▶ Data rows

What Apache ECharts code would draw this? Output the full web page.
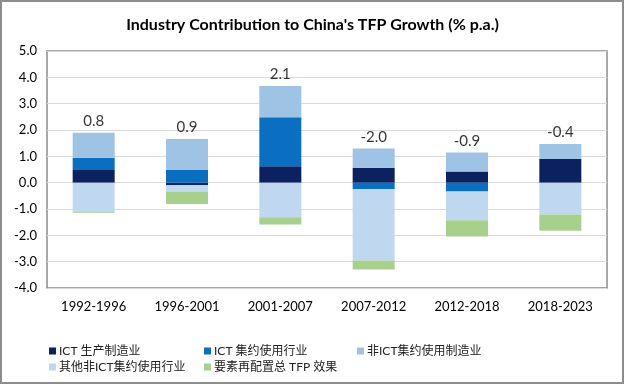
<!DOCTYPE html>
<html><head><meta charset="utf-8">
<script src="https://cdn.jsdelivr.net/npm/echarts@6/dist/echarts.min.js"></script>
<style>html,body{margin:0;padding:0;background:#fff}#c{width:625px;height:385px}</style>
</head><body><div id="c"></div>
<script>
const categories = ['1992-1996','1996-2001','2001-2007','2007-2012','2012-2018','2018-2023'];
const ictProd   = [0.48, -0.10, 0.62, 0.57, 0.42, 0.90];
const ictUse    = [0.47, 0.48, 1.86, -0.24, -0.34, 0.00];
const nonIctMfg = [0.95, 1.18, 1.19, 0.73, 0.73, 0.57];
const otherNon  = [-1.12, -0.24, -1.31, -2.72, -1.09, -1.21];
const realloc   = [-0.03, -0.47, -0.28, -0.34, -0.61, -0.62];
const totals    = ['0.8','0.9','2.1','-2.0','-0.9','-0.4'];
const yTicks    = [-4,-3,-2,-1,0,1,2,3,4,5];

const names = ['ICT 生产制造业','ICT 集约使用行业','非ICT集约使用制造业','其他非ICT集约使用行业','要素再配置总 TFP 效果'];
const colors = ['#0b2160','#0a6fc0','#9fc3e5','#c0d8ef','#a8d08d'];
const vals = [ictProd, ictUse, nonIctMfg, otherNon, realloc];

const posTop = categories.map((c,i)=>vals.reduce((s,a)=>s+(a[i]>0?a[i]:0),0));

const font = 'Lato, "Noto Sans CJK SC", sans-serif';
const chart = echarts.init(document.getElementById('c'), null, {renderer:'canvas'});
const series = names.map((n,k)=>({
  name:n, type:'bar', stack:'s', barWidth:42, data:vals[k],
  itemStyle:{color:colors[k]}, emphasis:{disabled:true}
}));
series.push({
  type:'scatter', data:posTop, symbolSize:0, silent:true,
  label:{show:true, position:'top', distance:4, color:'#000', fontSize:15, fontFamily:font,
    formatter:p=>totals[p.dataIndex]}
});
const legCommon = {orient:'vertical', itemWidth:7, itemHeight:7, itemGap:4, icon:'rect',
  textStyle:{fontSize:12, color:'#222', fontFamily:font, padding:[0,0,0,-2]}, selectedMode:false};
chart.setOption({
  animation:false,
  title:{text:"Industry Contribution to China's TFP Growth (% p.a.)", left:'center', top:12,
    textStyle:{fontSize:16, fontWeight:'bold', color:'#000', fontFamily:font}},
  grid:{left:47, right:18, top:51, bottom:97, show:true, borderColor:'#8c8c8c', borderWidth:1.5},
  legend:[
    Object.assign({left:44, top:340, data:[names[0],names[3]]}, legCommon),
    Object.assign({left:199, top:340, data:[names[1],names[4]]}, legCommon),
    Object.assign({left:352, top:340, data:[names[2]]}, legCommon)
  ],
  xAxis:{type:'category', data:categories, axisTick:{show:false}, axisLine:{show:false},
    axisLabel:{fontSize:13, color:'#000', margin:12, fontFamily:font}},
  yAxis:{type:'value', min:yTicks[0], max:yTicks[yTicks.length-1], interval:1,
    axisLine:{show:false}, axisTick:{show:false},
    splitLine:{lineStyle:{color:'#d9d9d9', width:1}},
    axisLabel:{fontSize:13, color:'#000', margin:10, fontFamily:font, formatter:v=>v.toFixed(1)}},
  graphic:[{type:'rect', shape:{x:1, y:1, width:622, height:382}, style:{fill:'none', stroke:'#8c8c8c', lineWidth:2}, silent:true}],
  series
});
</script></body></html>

---

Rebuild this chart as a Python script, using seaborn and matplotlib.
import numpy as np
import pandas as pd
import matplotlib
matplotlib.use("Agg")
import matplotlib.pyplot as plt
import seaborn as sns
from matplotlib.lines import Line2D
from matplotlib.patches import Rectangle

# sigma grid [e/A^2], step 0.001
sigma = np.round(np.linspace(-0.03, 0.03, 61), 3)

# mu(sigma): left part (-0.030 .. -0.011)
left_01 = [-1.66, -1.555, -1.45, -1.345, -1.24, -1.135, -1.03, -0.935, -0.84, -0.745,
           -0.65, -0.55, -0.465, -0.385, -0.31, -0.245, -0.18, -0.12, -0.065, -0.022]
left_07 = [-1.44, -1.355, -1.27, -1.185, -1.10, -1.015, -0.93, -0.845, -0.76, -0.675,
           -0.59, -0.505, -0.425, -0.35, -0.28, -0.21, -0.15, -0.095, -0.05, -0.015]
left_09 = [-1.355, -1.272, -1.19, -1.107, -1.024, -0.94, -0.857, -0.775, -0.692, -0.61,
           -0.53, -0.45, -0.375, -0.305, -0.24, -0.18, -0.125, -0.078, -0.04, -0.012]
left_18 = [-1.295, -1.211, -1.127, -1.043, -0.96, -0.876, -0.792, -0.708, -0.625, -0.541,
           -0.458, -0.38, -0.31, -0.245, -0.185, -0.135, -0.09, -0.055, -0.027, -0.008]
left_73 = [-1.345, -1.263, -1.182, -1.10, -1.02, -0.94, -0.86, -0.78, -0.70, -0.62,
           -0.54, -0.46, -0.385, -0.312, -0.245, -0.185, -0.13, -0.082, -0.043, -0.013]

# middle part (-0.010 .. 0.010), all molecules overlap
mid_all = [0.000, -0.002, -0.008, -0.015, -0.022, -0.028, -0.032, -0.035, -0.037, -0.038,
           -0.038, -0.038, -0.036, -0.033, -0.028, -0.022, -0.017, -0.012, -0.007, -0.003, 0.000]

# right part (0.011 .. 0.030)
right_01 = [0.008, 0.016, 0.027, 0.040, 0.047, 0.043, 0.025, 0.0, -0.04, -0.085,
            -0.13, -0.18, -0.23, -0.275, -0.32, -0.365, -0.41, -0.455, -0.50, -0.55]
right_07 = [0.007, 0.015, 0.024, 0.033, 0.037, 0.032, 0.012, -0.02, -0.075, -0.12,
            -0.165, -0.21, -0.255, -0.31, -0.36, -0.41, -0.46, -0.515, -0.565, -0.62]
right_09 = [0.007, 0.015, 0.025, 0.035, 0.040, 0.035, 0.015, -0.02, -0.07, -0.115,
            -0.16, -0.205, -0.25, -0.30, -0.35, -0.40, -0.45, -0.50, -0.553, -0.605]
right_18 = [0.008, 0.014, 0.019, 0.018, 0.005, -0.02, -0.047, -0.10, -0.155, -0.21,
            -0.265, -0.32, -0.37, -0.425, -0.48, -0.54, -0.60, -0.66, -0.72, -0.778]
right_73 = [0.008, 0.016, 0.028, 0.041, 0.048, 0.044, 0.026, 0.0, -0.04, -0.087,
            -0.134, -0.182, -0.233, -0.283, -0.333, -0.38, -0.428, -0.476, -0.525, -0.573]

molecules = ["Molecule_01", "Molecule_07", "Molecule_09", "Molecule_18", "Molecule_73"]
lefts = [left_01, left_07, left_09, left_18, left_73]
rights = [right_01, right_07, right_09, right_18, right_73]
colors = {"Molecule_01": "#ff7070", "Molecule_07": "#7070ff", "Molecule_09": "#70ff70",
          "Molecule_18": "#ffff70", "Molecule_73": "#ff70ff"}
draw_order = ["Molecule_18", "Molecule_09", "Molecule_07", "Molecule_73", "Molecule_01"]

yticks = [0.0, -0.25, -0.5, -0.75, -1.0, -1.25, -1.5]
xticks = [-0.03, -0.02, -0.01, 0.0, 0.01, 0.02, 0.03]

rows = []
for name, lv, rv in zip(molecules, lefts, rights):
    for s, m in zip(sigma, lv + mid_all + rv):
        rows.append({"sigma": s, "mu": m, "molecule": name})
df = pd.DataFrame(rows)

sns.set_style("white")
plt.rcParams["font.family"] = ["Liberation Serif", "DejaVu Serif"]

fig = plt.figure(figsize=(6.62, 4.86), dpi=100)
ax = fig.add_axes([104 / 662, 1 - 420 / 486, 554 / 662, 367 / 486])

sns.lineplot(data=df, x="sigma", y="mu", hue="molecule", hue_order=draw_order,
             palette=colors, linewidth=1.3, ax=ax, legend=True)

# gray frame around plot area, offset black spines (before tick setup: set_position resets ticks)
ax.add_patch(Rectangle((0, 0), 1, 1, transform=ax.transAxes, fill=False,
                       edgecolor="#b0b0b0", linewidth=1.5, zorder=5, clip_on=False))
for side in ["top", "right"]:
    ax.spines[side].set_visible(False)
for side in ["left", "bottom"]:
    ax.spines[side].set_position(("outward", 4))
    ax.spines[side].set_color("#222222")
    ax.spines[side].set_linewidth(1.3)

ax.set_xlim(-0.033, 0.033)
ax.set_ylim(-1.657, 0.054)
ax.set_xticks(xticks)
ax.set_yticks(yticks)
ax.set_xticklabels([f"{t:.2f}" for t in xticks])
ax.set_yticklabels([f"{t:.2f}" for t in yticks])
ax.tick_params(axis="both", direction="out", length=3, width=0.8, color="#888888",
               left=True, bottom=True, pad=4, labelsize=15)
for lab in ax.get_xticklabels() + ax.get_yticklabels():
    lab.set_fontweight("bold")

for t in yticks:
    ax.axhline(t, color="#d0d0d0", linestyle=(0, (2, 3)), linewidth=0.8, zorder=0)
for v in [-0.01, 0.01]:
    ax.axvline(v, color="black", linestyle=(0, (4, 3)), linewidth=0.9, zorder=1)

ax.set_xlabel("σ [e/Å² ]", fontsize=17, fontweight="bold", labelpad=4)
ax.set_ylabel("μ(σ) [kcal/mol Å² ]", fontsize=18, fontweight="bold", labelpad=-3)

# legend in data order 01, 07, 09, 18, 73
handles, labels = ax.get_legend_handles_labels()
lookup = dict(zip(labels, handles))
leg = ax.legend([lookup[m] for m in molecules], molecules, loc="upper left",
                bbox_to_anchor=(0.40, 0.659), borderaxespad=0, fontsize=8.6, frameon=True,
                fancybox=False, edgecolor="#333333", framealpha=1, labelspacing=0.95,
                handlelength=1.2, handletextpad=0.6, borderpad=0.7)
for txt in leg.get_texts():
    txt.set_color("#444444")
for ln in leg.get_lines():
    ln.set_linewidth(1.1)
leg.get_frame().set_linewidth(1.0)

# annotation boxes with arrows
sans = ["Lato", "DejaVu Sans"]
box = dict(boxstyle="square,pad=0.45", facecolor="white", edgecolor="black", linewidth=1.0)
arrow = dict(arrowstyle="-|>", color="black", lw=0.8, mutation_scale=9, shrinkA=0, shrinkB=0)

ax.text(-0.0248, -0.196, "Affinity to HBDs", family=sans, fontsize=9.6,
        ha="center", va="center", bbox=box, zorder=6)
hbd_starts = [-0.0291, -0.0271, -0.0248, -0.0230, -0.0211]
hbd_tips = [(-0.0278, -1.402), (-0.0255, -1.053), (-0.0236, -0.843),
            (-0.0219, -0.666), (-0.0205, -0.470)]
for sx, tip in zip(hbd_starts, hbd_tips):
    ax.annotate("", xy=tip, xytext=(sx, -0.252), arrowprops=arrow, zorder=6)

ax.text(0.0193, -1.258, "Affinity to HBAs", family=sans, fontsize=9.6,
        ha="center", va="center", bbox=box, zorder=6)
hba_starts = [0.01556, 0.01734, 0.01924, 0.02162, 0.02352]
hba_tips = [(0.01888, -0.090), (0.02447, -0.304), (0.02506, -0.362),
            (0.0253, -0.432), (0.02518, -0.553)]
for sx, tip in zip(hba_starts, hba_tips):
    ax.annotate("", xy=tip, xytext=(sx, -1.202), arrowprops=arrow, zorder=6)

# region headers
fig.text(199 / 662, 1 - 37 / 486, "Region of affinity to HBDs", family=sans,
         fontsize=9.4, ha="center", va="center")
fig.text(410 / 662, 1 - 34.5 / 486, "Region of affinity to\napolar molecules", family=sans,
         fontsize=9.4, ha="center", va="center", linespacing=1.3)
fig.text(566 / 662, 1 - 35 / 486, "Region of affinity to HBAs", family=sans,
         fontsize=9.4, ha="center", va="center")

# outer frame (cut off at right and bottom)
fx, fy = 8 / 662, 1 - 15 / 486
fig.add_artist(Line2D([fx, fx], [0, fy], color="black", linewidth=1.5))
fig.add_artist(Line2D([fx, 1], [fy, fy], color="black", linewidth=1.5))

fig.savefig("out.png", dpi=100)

▶ Work required
Everything from the line containing "Rebuild this chart" down to the line containing "sigma = np.round(np.linspace(-0.03, 0.03, 61), 3)" should be repeated exactly, with both end lines kept and no other lines added.

▶ The result
Rebuild this chart as a Python script, using seaborn and matplotlib.
import numpy as np
import pandas as pd
import matplotlib
matplotlib.use("Agg")
import matplotlib.pyplot as plt
import seaborn as sns
from matplotlib.lines import Line2D
from matplotlib.patches import Rectangle

# sigma grid [e/A^2], step 0.001
sigma = np.round(np.linspace(-0.03, 0.03, 61), 3)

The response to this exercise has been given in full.